### REQUIREMENT
Quote every line below exactly and skip any picture.

►

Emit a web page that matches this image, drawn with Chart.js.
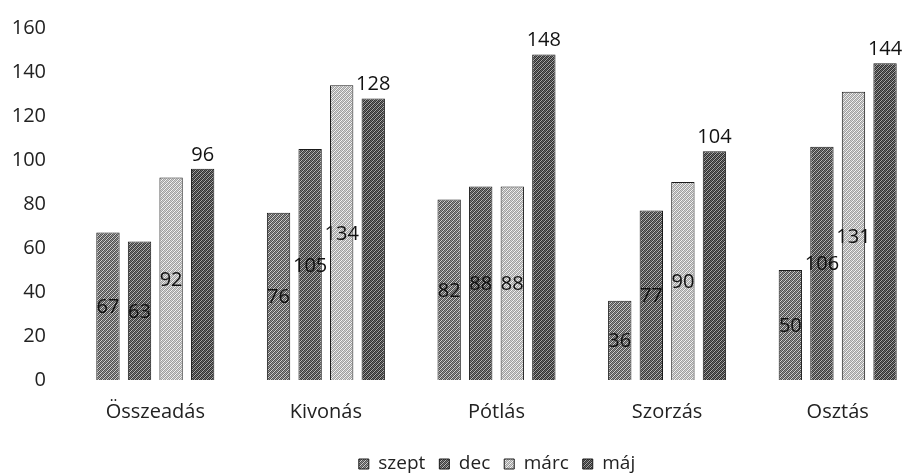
<!DOCTYPE html>
<html>
<head>
<meta charset="utf-8">
<script src="https://cdn.jsdelivr.net/npm/chart.js@4/dist/chart.umd.min.js"></script>
<style>
html,body{margin:0;padding:0;background:#fff;overflow:hidden;}
#wrap{width:904px;height:475px;position:relative;overflow:hidden;}
canvas{display:block;}
</style>
</head>
<body>
<div id="wrap"><canvas id="c" width="930" height="475"></canvas></div>
<script>
const categories = ["Összeadás", "Kivonás", "Pótlás", "Szorzás", "Osztás"];
const seriesNames = ["szept", "dec", "márc", "máj"];
const szept = [67, 76, 82, 36, 50];
const dec = [63, 105, 88, 77, 106];
const marc = [92, 134, 88, 90, 131];
const maj = [96, 128, 148, 104, 144];
const yTicks = [0, 20, 40, 60, 80, 100, 120, 140, 160];

const FONT = '"Open Sans", Lato, sans-serif';
const FS = 20;

function makePattern(dark, light, mid) {
  const c = document.createElement('canvas');
  c.width = 4; c.height = 4;
  const x = c.getContext('2d');
  const grid = [
    [0,1,0,2],
    [1,0,2,0],
    [0,2,0,1],
    [2,0,1,0]
  ];
  const cols = [dark, light, mid];
  for (let i = 0; i < 4; i++) for (let j = 0; j < 4; j++) {
    x.fillStyle = cols[grid[i][j]];
    x.fillRect(j, i, 1, 1);
  }
  return x.createPattern(c, 'repeat');
}
const patterns = [
  makePattern('#505050', '#d0d0d0', '#909090'),
  makePattern('#3c3c3c', '#b8b8b8', '#787878'),
  makePattern('#a0a0a0', '#f4f4f4', '#d0d0d0'),
  makePattern('#303030', '#a8a8a8', '#686868')
];
const seriesData = [szept, dec, marc, maj];

const labelPlugin = {
  id: 'barLabels',
  afterDatasetsDraw(chart) {
    const ctx = chart.ctx;
    ctx.save();
    ctx.font = FS + 'px ' + FONT;
    ctx.fillStyle = '#111';
    ctx.textAlign = 'center';
    ctx.textBaseline = 'alphabetic';
    chart.data.datasets.forEach((ds, di) => {
      const meta = chart.getDatasetMeta(di);
      meta.data.forEach((bar, i) => {
        const v = ds.data[i];
        if (di === 3) {
          ctx.fillText(String(v), bar.x, bar.y - 8);
        } else {
          ctx.fillText(String(v), bar.x, (bar.y + bar.base) / 2 + 7);
        }
      });
    });
    ctx.restore();
  }
};

// place legend like the original (centred under the plot, lower down)
const legendShift = {
  id: 'legendShift',
  afterLayout(chart) {
    const lg = chart.legend;
    if (!lg) return;
    const dy = 462 - (lg.top + lg.bottom) / 2;
    const dx = 497 - (lg.left + lg.right) / 2;
    lg.left += dx; lg.right += dx;
    lg.top += dy; lg.bottom += dy;
  }
};

new Chart(document.getElementById('c'), {
  type: 'bar',
  data: {
    labels: categories,
    datasets: seriesNames.map((n, k) => ({
      label: n,
      data: seriesData[k],
      backgroundColor: patterns[k],
      borderColor: '#1a1a1a',
      borderWidth: 1,
      categoryPercentage: 0.74,
      barPercentage: 0.74
    }))
  },
  options: {
    responsive: false,
    animation: false,
    layout: { padding: { left: 11, right: 7, top: 28, bottom: -12 } },
    plugins: {
      legend: {
        position: 'bottom',
        labels: {
          boxWidth: 10, boxHeight: 10, padding: 14,
          color: '#222',
          font: { size: 19, family: FONT }
        }
      },
      tooltip: { enabled: false }
    },
    scales: {
      x: {
        grid: { display: false, drawTicks: false },
        border: { display: false },
        ticks: { color: '#222', padding: 20, font: { size: FS, family: FONT } }
      },
      y: {
        min: 0, max: 160,
        afterBuildTicks: (ax) => { ax.ticks = yTicks.map(v => ({ value: v })); },
        afterFit: (s) => { s.width = 59; s.paddingTop = 0; s.paddingBottom = 0; },
        grid: { display: false, drawTicks: false },
        border: { display: false },
        ticks: { color: '#222', padding: 24, font: { size: FS, family: FONT } }
      }
    }
  },
  plugins: [labelPlugin, legendShift]
});
</script>
</body>
</html>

◄

### RESULT OF THIS TASK
Emit a web page that matches this image, drawn with Chart.js.
<!DOCTYPE html>
<html>
<head>
<meta charset="utf-8">
<script src="https://cdn.jsdelivr.net/npm/chart.js@4/dist/chart.umd.min.js"></script>
<style>
html,body{margin:0;padding:0;background:#fff;overflow:hidden;}
#wrap{width:904px;height:475px;position:relative;overflow:hidden;}
canvas{display:block;}
</style>
</head>
<body>
<div id="wrap"><canvas id="c" width="930" height="475"></canvas></div>
<script>
const categories = ["Összeadás", "Kivonás", "Pótlás", "Szorzás", "Osztás"];
const seriesNames = ["szept", "dec", "márc", "máj"];
const szept = [67, 76, 82, 36, 50];
const dec = [63, 105, 88, 77, 106];
const marc = [92, 134, 88, 90, 131];
const maj = [96, 128, 148, 104, 144];
const yTicks = [0, 20, 40, 60, 80, 100, 120, 140, 160];

const FONT = '"Open Sans", Lato, sans-serif';
const FS = 20;

function makePattern(dark, light, mid) {
  const c = document.createElement('canvas');
  c.width = 4; c.height = 4;
  const x = c.getContext('2d');
  const grid = [
    [0,1,0,2],
    [1,0,2,0],
    [0,2,0,1],
    [2,0,1,0]
  ];
  const cols = [dark, light, mid];
  for (let i = 0; i < 4; i++) for (let j = 0; j < 4; j++) {
    x.fillStyle = cols[grid[i][j]];
    x.fillRect(j, i, 1, 1);
  }
  return x.createPattern(c, 'repeat');
}
const patterns = [
  makePattern('#505050', '#d0d0d0', '#909090'),
  makePattern('#3c3c3c', '#b8b8b8', '#787878'),
  makePattern('#a0a0a0', '#f4f4f4', '#d0d0d0'),
  makePattern('#303030', '#a8a8a8', '#686868')
];
const seriesData = [szept, dec, marc, maj];

const labelPlugin = {
  id: 'barLabels',
  afterDatasetsDraw(chart) {
    const ctx = chart.ctx;
    ctx.save();
    ctx.font = FS + 'px ' + FONT;
    ctx.fillStyle = '#111';
    ctx.textAlign = 'center';
    ctx.textBaseline = 'alphabetic';
    chart.data.datasets.forEach((ds, di) => {
      const meta = chart.getDatasetMeta(di);
      meta.data.forEach((bar, i) => {
        const v = ds.data[i];
        if (di === 3) {
          ctx.fillText(String(v), bar.x, bar.y - 8);
        } else {
          ctx.fillText(String(v), bar.x, (bar.y + bar.base) / 2 + 7);
        }
      });
    });
    ctx.restore();
  }
};

// place legend like the original (centred under the plot, lower down)
const legendShift = {
  id: 'legendShift',
  afterLayout(chart) {
    const lg = chart.legend;
    if (!lg) return;
    const dy = 462 - (lg.top + lg.bottom) / 2;
    const dx = 497 - (lg.left + lg.right) / 2;
    lg.left += dx; lg.right += dx;
    lg.top += dy; lg.bottom += dy;
  }
};

new Chart(document.getElementById('c'), {
  type: 'bar',
  data: {
    labels: categories,
    datasets: seriesNames.map((n, k) => ({
      label: n,
      data: seriesData[k],
      backgroundColor: patterns[k],
      borderColor: '#1a1a1a',
      borderWidth: 1,
      categoryPercentage: 0.74,
      barPercentage: 0.74
    }))
  },
  options: {
    responsive: false,
    animation: false,
    layout: { padding: { left: 11, right: 7, top: 28, bottom: -12 } },
    plugins: {
      legend: {
        position: 'bottom',
        labels: {
          boxWidth: 10, boxHeight: 10, padding: 14,
          color: '#222',
          font: { size: 19, family: FONT }
        }
      },
      tooltip: { enabled: false }
    },
    scales: {
      x: {
        grid: { display: false, drawTicks: false },
        border: { display: false },
        ticks: { color: '#222', padding: 20, font: { size: FS, family: FONT } }
      },
      y: {
        min: 0, max: 160,
        afterBuildTicks: (ax) => { ax.ticks = yTicks.map(v => ({ value: v })); },
        afterFit: (s) => { s.width = 59; s.paddingTop = 0; s.paddingBottom = 0; },
        grid: { display: false, drawTicks: false },
        border: { display: false },
        ticks: { color: '#222', padding: 24, font: { size: FS, family: FONT } }
      }
    }
  },
  plugins: [labelPlugin, legendShift]
});
</script>
</body>
</html>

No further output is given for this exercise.